Linux 上虚拟机 GPU 透传需要使用 vfio 的方式。主要是因为在 vfio 方式下对虚拟设备的权限和 DMA 隔离上做的更好。但是这么做也有个缺点，这个物理设备在主机和其他虚拟机都不能使用了。

qemu 直接使用物理设备本身命令行是很简单的，关键在于事先在主机上对系统、内核和物理设备的一些配置。

单纯从 qemu 的命令行来看，其实和普通虚拟机启动就差了最后那个 -device 的选项。这个选项也比较容易理解，就是把主机上的设备 0000:00:01.0 传给了虚拟机使用。

$ qemu-system-x86_64 -m 4096 -smp 4 --enable-kvm \
  -drive file=~/guest/fedora.img \
  -device vfio-pci,host=0000:00:01.0

系统及硬件准备

BIOS 中打开 IOMMU

设备直通在 x86 平台上需要打开 iommu 功能。
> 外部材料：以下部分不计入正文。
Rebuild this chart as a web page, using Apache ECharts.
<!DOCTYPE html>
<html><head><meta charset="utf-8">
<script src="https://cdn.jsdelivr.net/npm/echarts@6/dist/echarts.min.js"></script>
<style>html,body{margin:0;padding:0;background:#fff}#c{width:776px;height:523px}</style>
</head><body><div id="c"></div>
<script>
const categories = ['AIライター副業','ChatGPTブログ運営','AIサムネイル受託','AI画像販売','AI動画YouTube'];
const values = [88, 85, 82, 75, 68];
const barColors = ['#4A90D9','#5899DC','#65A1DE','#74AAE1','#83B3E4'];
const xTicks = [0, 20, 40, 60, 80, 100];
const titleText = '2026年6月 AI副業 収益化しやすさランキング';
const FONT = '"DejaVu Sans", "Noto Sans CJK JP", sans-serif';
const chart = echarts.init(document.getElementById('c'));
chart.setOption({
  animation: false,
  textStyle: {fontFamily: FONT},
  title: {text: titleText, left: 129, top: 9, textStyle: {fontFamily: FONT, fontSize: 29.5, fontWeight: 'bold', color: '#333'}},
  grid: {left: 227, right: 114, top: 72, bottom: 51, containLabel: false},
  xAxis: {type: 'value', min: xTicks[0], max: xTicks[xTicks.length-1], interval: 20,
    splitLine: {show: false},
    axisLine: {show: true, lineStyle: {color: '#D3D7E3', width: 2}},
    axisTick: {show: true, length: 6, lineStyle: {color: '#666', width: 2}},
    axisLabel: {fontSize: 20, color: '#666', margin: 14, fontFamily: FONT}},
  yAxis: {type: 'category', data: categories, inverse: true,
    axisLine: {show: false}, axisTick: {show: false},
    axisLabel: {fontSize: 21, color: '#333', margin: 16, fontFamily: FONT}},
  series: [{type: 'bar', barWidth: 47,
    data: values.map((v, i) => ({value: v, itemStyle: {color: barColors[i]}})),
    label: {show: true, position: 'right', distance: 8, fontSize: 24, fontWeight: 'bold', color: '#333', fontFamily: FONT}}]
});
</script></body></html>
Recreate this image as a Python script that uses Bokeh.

这是 Intel 虚拟技术 VT-d(Virtualization Technology for Device IO) 中的一个部分。有时候这部分的功能没有被打开。

打开的方式在 BIOS 设置中 Security->Virtualization->VT-d 这个位置。当然不同的 BIOS 位置可能会略有不同。记得在使用直通设备前要将这个选项打开。

内核配置勾选 IOMMU

INTEL_IOMMU
│ Location: │
│ -> Device Drivers │
│ (2) -> IOMMU Hardware Support (IOMMU_SUPPORT [=y])

内核启动参数 enable IOMMU

BIOS 中打开，内核编译选项勾选还不够。还需要在引导程序中添加上内核启动参数

# 对应编辑 /etc/default/grub, 设置 GRUB_CMDLINE_LINUX=
$ cat /etc/default/grub
...
GRUB_CMDLINE_LINUX="intel_iommu=on iommu=pt vfio_iommu_type1.allow_unsafe_interrupts=1 rdblacklist=nouveau nouveau.modeset=0"
...
 
# 重新生成 grub 引导配置文件
$ grub2-mkconfig -o /boot/grub2/grub.cfg
 
# 将 vfio 相关 module 设置为开机 load
$ cat /etc/modules-load.d/vfio.conf
vfio
vfio_iommu_type1
vfio_pci
vfio_virqfd

Setting up IOMMU Kernel parameters

找到 nvidia GPU BusID

record PCI addresses and hardware IDs of the GPU

$ lspci -k | grep -i nvidia -A 3                   
41:00.0 VGA compatible controller: NVIDIA Corporation GP107 [GeForce GTX 1050 Ti] (rev a1)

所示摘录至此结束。